• **Task statement**:
List, from the lines below, each one with "this" in it.

Source records:

::::::::

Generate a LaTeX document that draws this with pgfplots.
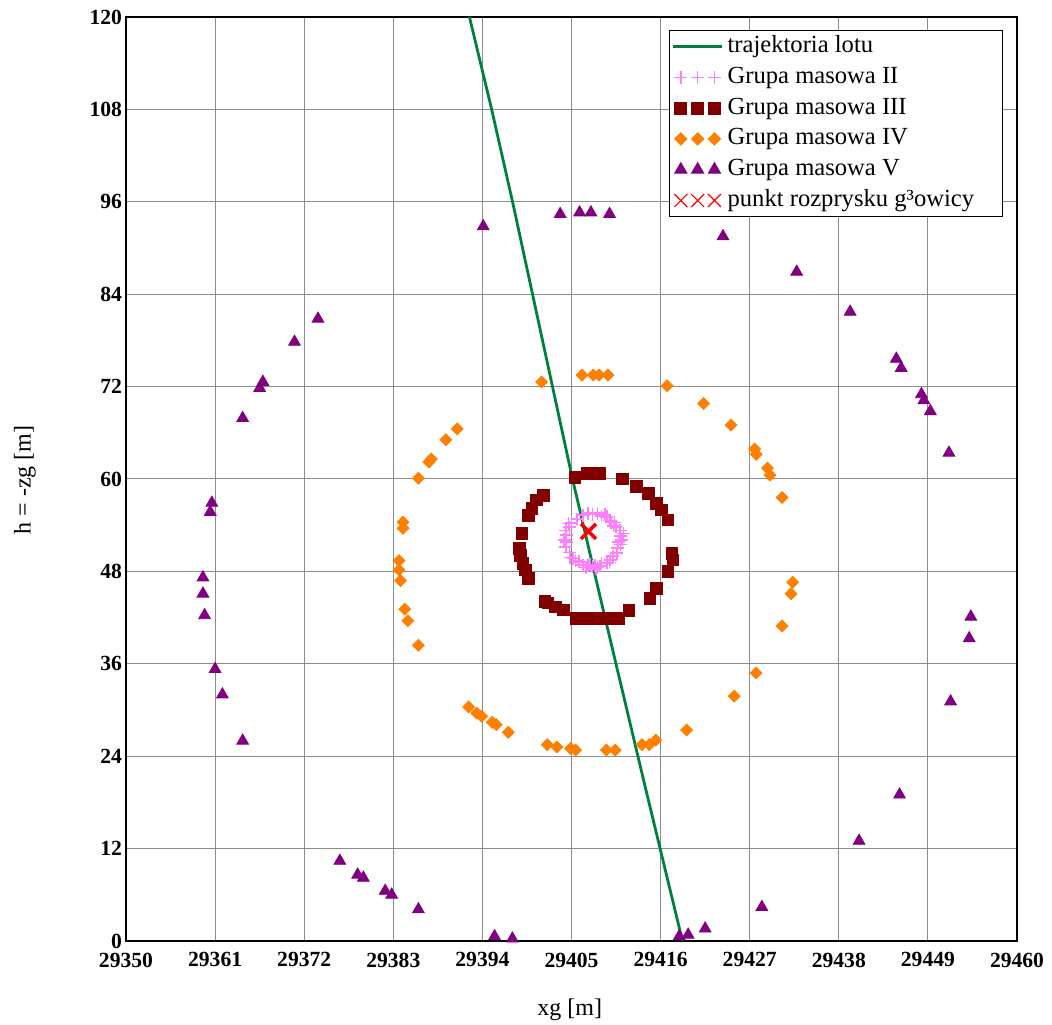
\documentclass[border=0pt]{standalone}
\usepackage{fontspec}
\setmainfont{Liberation Serif}
\usepackage{pgfplots}
\pgfplotsset{compat=1.18}
\definecolor{trajgreen}{RGB}{0,128,64}
\definecolor{pinkc}{RGB}{255,128,255}
\definecolor{brownc}{RGB}{128,0,0}
\definecolor{orangec}{RGB}{255,128,0}
\definecolor{purplec}{RGB}{128,0,128}
\definecolor{redc}{RGB}{255,0,0}
\pgfplotsset{
  mlegend/.style={legend image code/.code={\draw[##1,only marks,mark repeat=1,mark phase=1] plot coordinates {(3.8pt,0pt)(12.2pt,0pt)(20.6pt,0pt)};}},
  xlegend/.style={legend image code/.code={\draw[##1,only marks,mark repeat=1,mark phase=1,line width=0.6pt,mark size=4.6pt] plot coordinates {(3.8pt,0pt)(12.2pt,0pt)(20.6pt,0pt)};}},
  llegend/.style={legend image code/.code={\draw[##1] (0pt,0pt)--(24.5pt,0pt);}},
}
\begin{document}
\begin{tikzpicture}
\begin{axis}[name=ax, scale only axis, width=445.5pt, height=462pt,
  xmin=29350, xmax=29460, ymin=0, ymax=120,
  xtick={29350,29361,29372,29383,29394,29405,29416,29427,29438,29449,29460},
  xticklabels={29350,29361,29372,29383,29394,29405,29416,29427,29438,29449,29460},
  scaled x ticks=false,
  ytick={0,12,24,36,48,60,72,84,96,108,120},
  grid=major, grid style={color=black!45, line width=0.5pt},
  major tick length=0pt,
  axis line style={line width=0.8pt},
  /pgf/number format/1000 sep={},
  /pgf/number format/assume math mode=true,
  ticklabel style={font=\fontsize{10.8}{13}\selectfont\bfseries},
  yticklabel style={xshift=1.5pt},
  xticklabel style={yshift=-2.3pt},
  xlabel={xg [m]}, ylabel={h = -zg [m]},
  label style={font=\fontsize{12}{14}\selectfont},
  xlabel style={at={(rel axis cs:0.498,-0.0747)}, anchor=center},
  ylabel style={at={(rel axis cs:-0.1134,0.499)}, anchor=center},
  legend style={at={(0.984,0.986)}, anchor=north east, draw=black, line width=0.6pt,
    font=\fontsize{12.3}{14}\selectfont, cells={anchor=west}, row sep=0.4pt,
    inner xsep=1pt, inner ysep=0.5pt,
    nodes={inner ysep=1.5pt, text height=9pt, text depth=3pt}},
  /tikz/every even column/.append style={column sep=0.5pt},
]
\addlegendimage{trajgreen, line width=1.4pt, llegend}
\addlegendentry{trajektoria lotu}

\addplot[only marks, mark=+, mark size=3.2pt, color=pinkc, line width=0.8pt, mlegend] coordinates {
(29411.2,52.1)(29411.0,52.6)(29411.05,51.5)(29410.7,51.0)(29410.6,50.35)(29410.1,50.0)
(29409.8,49.5)(29409.35,49.1)(29408.7,49.0)(29408.5,48.7)(29407.9,48.8)(29407.6,48.6)
(29407.0,48.75)(29406.4,48.8)(29405.95,49.25)(29405.2,49.7)(29404.75,50.45)(29404.3,51.2)
(29404.1,52.1)(29404.35,52.7)(29404.3,53.3)(29404.75,53.75)(29405.0,54.3)(29405.7,54.8)
(29406.45,55.3)(29407.0,55.55)(29407.6,55.4)(29408.2,55.55)(29408.7,55.2)(29409.35,55.1)
(29409.7,54.6)(29410.3,54.35)(29410.5,53.8)(29411.0,53.3)(29410.8,51.8)(29409.7,49.15)
(29408.2,48.55)(29407.3,48.9)(29404.65,54.2)(29409.1,55.35)(29409.9,54.4)(29404.85,49.8)
(29411.4,52.9)(29410.2,53.9)(29408.0,48.3)(29406.8,48.5)(29405.5,49.4)(29404.4,51.8)
};
\addlegendentry{Grupa masowa II}

\addplot[only marks, mark=square*, mark size=2.9pt, color=brownc, mlegend] coordinates {
(29405.4,60.2)(29406.9,60.7)(29407.7,60.7)(29408.5,60.7)(29411.3,60.0)(29413.0,59.0)
(29414.5,58.1)(29415.5,56.8)(29416.1,56.0)(29416.9,54.7)(29417.4,50.3)(29417.5,49.5)
(29416.9,48.0)(29415.5,45.8)(29414.7,44.5)(29412.1,42.9)(29410.8,41.9)(29409.3,41.9)
(29408.1,41.9)(29406.9,41.9)(29405.6,41.9)(29404.0,43.0)(29403.0,43.4)(29402.1,43.9)
(29401.7,44.1)(29399.7,47.1)(29399.3,48.2)(29399.0,49.0)(29398.7,50.1)(29398.6,51.0)
(29398.9,52.9)(29399.7,55.3)(29400.1,56.2)(29400.7,57.3)(29401.5,57.9)
};
\addlegendentry{Grupa masowa III}

\addplot[only marks, mark=square*, mark options={rotate=45}, mark size=2.1pt, color=orangec, mlegend] coordinates {
(29401.3,72.6)(29406.3,73.5)(29407.7,73.5)(29408.4,73.5)(29409.5,73.5)(29416.8,72.1)
(29421.3,69.8)(29424.7,67.0)(29427.6,63.9)(29427.8,63.2)(29429.2,61.4)(29429.5,60.5)
(29431.0,57.6)(29432.3,46.6)(29432.1,45.1)(29431.0,40.9)(29427.8,34.8)(29425.1,31.8)
(29419.2,27.4)(29415.4,26.1)(29414.6,25.5)(29413.7,25.5)(29410.4,24.8)(29409.3,24.8)
(29405.5,24.8)(29404.9,25.0)(29403.2,25.2)(29402.0,25.5)(29397.2,27.1)(29395.7,28.1)
(29395.2,28.4)(29393.9,29.2)(29393.3,29.6)(29392.3,30.4)(29386.1,38.4)(29384.8,41.6)
(29384.4,43.1)(29383.9,46.8)(29383.7,48.2)(29383.7,49.4)(29384.2,53.6)(29384.2,54.4)
(29386.1,60.1)(29387.4,62.2)(29387.7,62.6)(29389.5,65.1)(29390.9,66.5)
};
\addlegendentry{Grupa masowa IV}

\addplot[only marks, mark=triangle*, mark size=3.4pt, color=purplec, mlegend] coordinates {
(29394.1,92.8)(29403.6,94.4)(29406.0,94.6)(29407.4,94.6)(29409.7,94.4)(29423.7,91.5)
(29432.8,86.9)(29439.4,81.7)(29445.1,75.6)(29445.7,74.4)(29448.2,71.0)(29448.5,70.2)
(29449.3,68.8)(29451.6,63.4)(29454.3,42.1)(29454.1,39.3)(29451.8,31.1)(29445.5,19.0)
(29440.5,13.0)(29428.5,4.4)(29421.5,1.6)(29419.4,0.8)(29418.3,0.6)(29397.7,0.3)
(29395.5,0.6)(29386.1,4.1)(29382.8,6.0)(29382.0,6.5)(29379.3,8.2)(29378.6,8.6)
(29376.4,10.4)(29364.4,26.0)(29361.9,32.0)(29361.0,35.3)(29359.7,42.3)(29359.5,45.1)
(29359.5,47.2)(29360.4,55.7)(29360.6,56.9)(29364.4,67.9)(29366.5,71.8)(29366.9,72.6)
(29370.8,77.8)(29373.7,80.8)
};
\addlegendentry{Grupa masowa V}

\addplot[forget plot, trajgreen, line width=1.4pt] coordinates {
(29392.4,120)(29395.1,108.2)(29397.7,96.1)(29405.1,60.1)(29409.0,42.6)(29414.1,20)(29418.7,0)
};

\addplot[only marks, mark=x, mark size=5.3pt, color=redc, line width=1.8pt, xlegend] coordinates {
(29407.1,53.2)
};
\addlegendentry{punkt rozprysku g³owicy\hspace*{11pt}}
\end{axis}
\pgfresetboundingbox
\path[use as bounding box] ([xshift=-63pt,yshift=-42pt]ax.south west) rectangle ([xshift=17.5pt,yshift=8.5pt]ax.north east);
\end{tikzpicture}
\end{document}
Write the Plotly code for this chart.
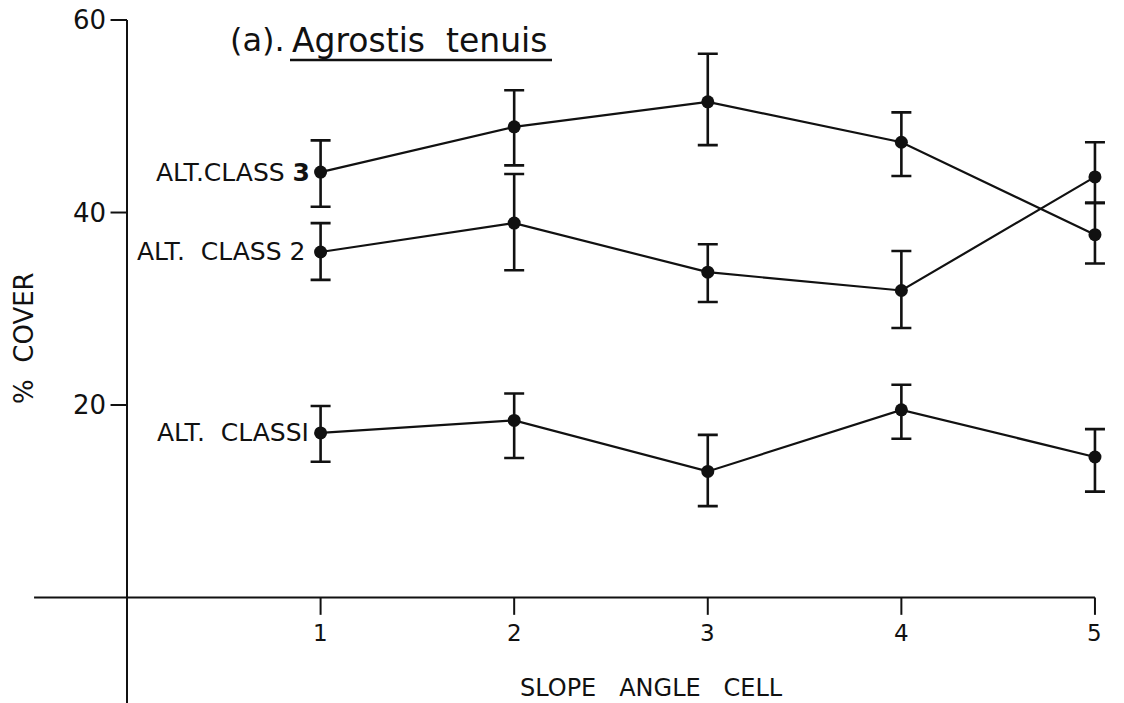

::::::::

• **Exercise answer**:
Generate a LaTeX document that draws this with pgfplots.
Write the Plotly code for this chart.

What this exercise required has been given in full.